■ SET EXERCISE
Below is a listing to write out in full, exactly as given, without its pictures.

+++ INFORMATION SHOWN

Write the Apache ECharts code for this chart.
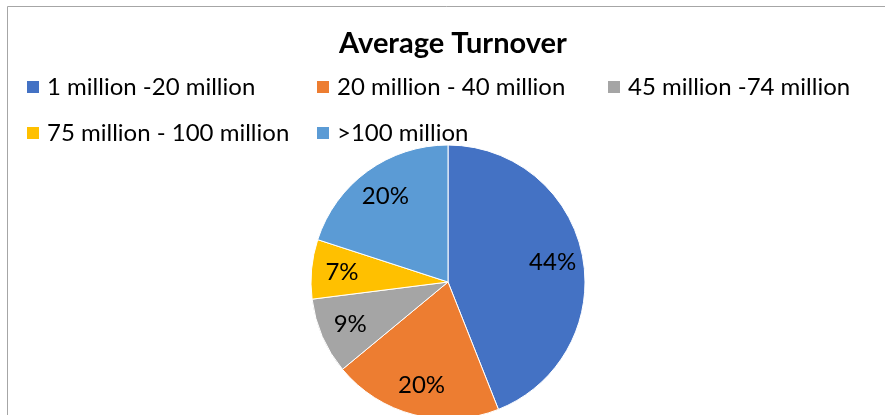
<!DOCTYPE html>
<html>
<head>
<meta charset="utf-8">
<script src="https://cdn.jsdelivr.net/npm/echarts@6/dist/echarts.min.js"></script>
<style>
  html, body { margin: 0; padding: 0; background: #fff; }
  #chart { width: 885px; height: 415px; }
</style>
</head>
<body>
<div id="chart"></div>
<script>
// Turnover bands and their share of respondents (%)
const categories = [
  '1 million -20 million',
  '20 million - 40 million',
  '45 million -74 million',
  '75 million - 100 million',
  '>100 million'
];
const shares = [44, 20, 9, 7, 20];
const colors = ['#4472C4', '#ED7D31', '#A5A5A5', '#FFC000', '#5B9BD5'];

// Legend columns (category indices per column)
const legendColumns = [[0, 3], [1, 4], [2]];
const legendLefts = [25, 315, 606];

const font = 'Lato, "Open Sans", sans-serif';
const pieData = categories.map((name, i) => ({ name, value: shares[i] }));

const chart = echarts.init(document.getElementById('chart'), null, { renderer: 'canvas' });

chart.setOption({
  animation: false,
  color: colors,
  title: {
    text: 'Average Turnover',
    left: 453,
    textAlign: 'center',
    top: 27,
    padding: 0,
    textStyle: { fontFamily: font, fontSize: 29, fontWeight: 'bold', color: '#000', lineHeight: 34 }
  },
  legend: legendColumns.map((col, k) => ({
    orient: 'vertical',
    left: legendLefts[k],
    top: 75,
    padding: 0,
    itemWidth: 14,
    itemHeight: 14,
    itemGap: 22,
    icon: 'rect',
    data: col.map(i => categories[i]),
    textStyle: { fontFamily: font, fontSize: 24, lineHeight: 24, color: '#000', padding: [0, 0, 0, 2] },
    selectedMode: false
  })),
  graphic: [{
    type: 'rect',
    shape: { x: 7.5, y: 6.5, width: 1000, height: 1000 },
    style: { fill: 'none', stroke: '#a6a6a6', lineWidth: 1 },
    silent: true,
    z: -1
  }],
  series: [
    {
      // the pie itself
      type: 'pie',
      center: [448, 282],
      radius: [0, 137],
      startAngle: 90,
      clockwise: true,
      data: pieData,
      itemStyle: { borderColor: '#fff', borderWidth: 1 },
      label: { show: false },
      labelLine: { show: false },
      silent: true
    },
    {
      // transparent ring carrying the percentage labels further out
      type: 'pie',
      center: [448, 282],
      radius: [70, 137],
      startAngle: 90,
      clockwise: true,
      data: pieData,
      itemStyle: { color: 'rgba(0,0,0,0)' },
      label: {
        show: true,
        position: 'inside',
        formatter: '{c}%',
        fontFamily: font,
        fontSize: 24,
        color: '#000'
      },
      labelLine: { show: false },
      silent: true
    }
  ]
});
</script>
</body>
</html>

++++++

■ RESPONSE TO THIS TASK
Write the Apache ECharts code for this chart.
<!DOCTYPE html>
<html>
<head>
<meta charset="utf-8">
<script src="https://cdn.jsdelivr.net/npm/echarts@6/dist/echarts.min.js"></script>
<style>
  html, body { margin: 0; padding: 0; background: #fff; }
  #chart { width: 885px; height: 415px; }
</style>
</head>
<body>
<div id="chart"></div>
<script>
// Turnover bands and their share of respondents (%)
const categories = [
  '1 million -20 million',
  '20 million - 40 million',
  '45 million -74 million',
  '75 million - 100 million',
  '>100 million'
];
const shares = [44, 20, 9, 7, 20];
const colors = ['#4472C4', '#ED7D31', '#A5A5A5', '#FFC000', '#5B9BD5'];

// Legend columns (category indices per column)
const legendColumns = [[0, 3], [1, 4], [2]];
const legendLefts = [25, 315, 606];

const font = 'Lato, "Open Sans", sans-serif';
const pieData = categories.map((name, i) => ({ name, value: shares[i] }));

const chart = echarts.init(document.getElementById('chart'), null, { renderer: 'canvas' });

chart.setOption({
  animation: false,
  color: colors,
  title: {
    text: 'Average Turnover',
    left: 453,
    textAlign: 'center',
    top: 27,
    padding: 0,
    textStyle: { fontFamily: font, fontSize: 29, fontWeight: 'bold', color: '#000', lineHeight: 34 }
  },
  legend: legendColumns.map((col, k) => ({
    orient: 'vertical',
    left: legendLefts[k],
    top: 75,
    padding: 0,
    itemWidth: 14,
    itemHeight: 14,
    itemGap: 22,
    icon: 'rect',
    data: col.map(i => categories[i]),
    textStyle: { fontFamily: font, fontSize: 24, lineHeight: 24, color: '#000', padding: [0, 0, 0, 2] },
    selectedMode: false
  })),
  graphic: [{
    type: 'rect',
    shape: { x: 7.5, y: 6.5, width: 1000, height: 1000 },
    style: { fill: 'none', stroke: '#a6a6a6', lineWidth: 1 },
    silent: true,
    z: -1
  }],
  series: [
    {
      // the pie itself
      type: 'pie',
      center: [448, 282],
      radius: [0, 137],
      startAngle: 90,
      clockwise: true,
      data: pieData,
      itemStyle: { borderColor: '#fff', borderWidth: 1 },
      label: { show: false },
      labelLine: { show: false },
      silent: true
    },
    {
      // transparent ring carrying the percentage labels further out
      type: 'pie',
      center: [448, 282],
      radius: [70, 137],
      startAngle: 90,
      clockwise: true,
      data: pieData,
      itemStyle: { color: 'rgba(0,0,0,0)' },
      label: {
        show: true,
        position: 'inside',
        formatter: '{c}%',
        fontFamily: font,
        fontSize: 24,
        color: '#000'
      },
      labelLine: { show: false },
      silent: true
    }
  ]
});
</script>
</body>
</html>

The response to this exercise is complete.